Auch in ihrem Heimatdorf im Burgenland habe es bislang nie Konflikte gegeben. "Anfeindungen oder Ähnliches haben wir zum Glück noch nie erlebt. Da haben es andere Paare sicher schwerer. Wir haben Iva auch taufen lassen, das war ebenfalls kein Problem." Der Familienalltag gestalte sich ganz gewöhnlich, wie bei anderen Kleinfamilien – nur, dass Iva ihre beiden Mütter "Mama" und "Mami" ruft.
Den Samenspender vielleicht eines Tages treffen
Mit Bilderbüchern und Gesprächen haben Kerstin und Sonja ihrer Tochter von Anfang an erklärt, dass ihre Familie vielleicht ein bisschen anders ist als viele andere. "Als sie mal gefragt hat, warum sie keinen Papa hat, habe ich ihr gesagt, dass ich mich eben in eine Frau verliebt habe und wir uns ein Kind gewünscht haben. Mit der Erklärung war das Thema für sie auch schon erledigt," lacht Kerstin. Alle weiteren Fragen, die mit dem Älterwerden noch kommen werden, wollen die beiden in Zukunft ebenso offen mit Iva besprechen.
"Wir hier im Zentrum raten all unseren Paaren, kein 'Geheimnis“ daraus zu machen. Kinder spüren sofort, wenn etwas vor ihnen verborgen gehalten wird. Wenn man aber stets offen und ehrlich mit dem Thema umgeht, wird es für das Kind einfach zur Normalität, mit der es eben aufwächst," unterstreicht auch Dr. Langer.
Die Entscheidung, ob Iva später ihren Samenspender kennenlernen möchte, werden Kerstin und Sonja ihrer Tochter ebenfalls frei überlassen. Ab dem vollendeten 14. Lebensjahr sind die Kinder nämlich dazu berechtigt. Auch besteht dann die Möglichkeit, etwaige Geschwisterkinder vom gleichen Spender kennenzulernen, so diese das auch möchten. Besteht von beiden Seiten der Wunsch, leitet das Zentrum jeweils die Kontaktdaten weiter.
Für die kleine Iva dauert es aber noch einige Jahre, bis sie sich dazu entschließen kann.

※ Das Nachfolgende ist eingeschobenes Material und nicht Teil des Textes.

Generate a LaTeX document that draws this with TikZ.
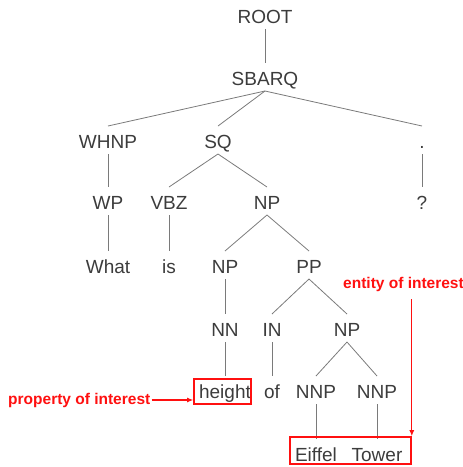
\documentclass[tikz,border=0pt]{standalone}
\usepackage{fontspec}
\setmainfont{Liberation Sans}
\usetikzlibrary{arrows.meta}
\definecolor{txt}{HTML}{3C3C3C}
\definecolor{edg}{HTML}{7A7A7A}
\definecolor{hl}{HTML}{FF1010}
\begin{document}
\begin{tikzpicture}[x=1pt,y=-1pt,
  t/.style={anchor=base,text=txt,inner sep=0pt,font=\fontsize{19}{22}\selectfont},
  edge/.style={draw=edg,line width=0.8pt},
  redbox/.style={draw=hl,line width=1.6pt,inner sep=0pt},
  redlabel/.style={text=hl,font=\fontsize{15.5}{18}\selectfont\bfseries,inner sep=0pt},
  redarrow/.style={draw=hl,line width=1.1pt,-{Latex[length=6pt,width=5pt]}}]
\useasboundingbox (0,0) rectangle (463,467);
\node[t] (root) at (265,23) {ROOT};
\node[t] (sbarq) at (265,85) {SBARQ};
\node[t] (whnp) at (108,148) {WHNP};
\node[t] (sq) at (218,148) {SQ};
\node[t] (dot) at (422,148) {.};
\node[t] (wp) at (108,209) {WP};
\node[t] (vbz) at (169,209) {VBZ};
\node[t] (npa) at (267,209) {NP};
\node[t] (qm) at (422,209) {?};
\node[t] (what) at (108,273) {What};
\node[t] (is) at (169,273) {is};
\node[t] (npb) at (225,273) {NP};
\node[t] (pp) at (309,273) {PP};
\node[t] (nn) at (225,336) {NN};
\node[t] (in) at (272,336) {IN};
\node[t] (npc) at (347,336) {NP};
\node[t] (height) at (225,398) {height};
\node[t] (of) at (272,398) {of};
\node[t] (nnpa) at (316,398) {NNP};
\node[t] (nnpb) at (377,398) {NNP};
\node[t] (eiffel) at (316,461) {Eiffel};
\node[t] (tower) at (377,461) {Tower};
\foreach \p/\c in {root/sbarq,sbarq/whnp,sbarq/sq,sbarq/dot,whnp/wp,sq/vbz,sq/npa,dot/qm,
  wp/what,vbz/is,npa/npb,npa/pp,npb/nn,pp/in,pp/npc,nn/height,in/of,npc/nnpa,npc/nnpb,
  nnpa/eiffel,nnpb/tower}
  \draw[edge] ([yshift=-6pt]\p.base) -- ([yshift=22pt]\c.base);
\node[redbox,minimum width=57pt,minimum height=25pt] (hbox) at (222.5,391.5) {};
\node[redbox,minimum width=121pt,minimum height=27pt] (ebox) at (350.5,450.5) {};
\node[redlabel,anchor=base west] (prop) at (8,404) {property of interest};
\node[redlabel,anchor=base west] (ent) at (343,288) {entity of interest};
\draw[redarrow] ([xshift=1pt]prop.east) -- (prop.east -| hbox.west);
\draw[redarrow] ([yshift=-8pt]ent.south -| ebox.north east) -- (ebox.north east);
\end{tikzpicture}
\end{document}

Angst davor, dass ihre Tochter später einmal in der Schule schief angeschaut oder gar verspottet werden könnte, haben Kerstin und Sonja nicht. "Kinder werden heutzutage für alles Mögliche gehänselt." Das liebevolle Umsorgen ihrer Tochter steht für sie an erster Stelle. Und durch Onkel, Opa und Freunde mangelt es der Kleinen auch nicht an Interaktion mit Männern.
Wird Iva doch einmal auf ihre beiden Mütter angesprochen, sagt die Dreijährige bereits stolz: "Ich habe keinen Papa, ich habe zwei Mamas."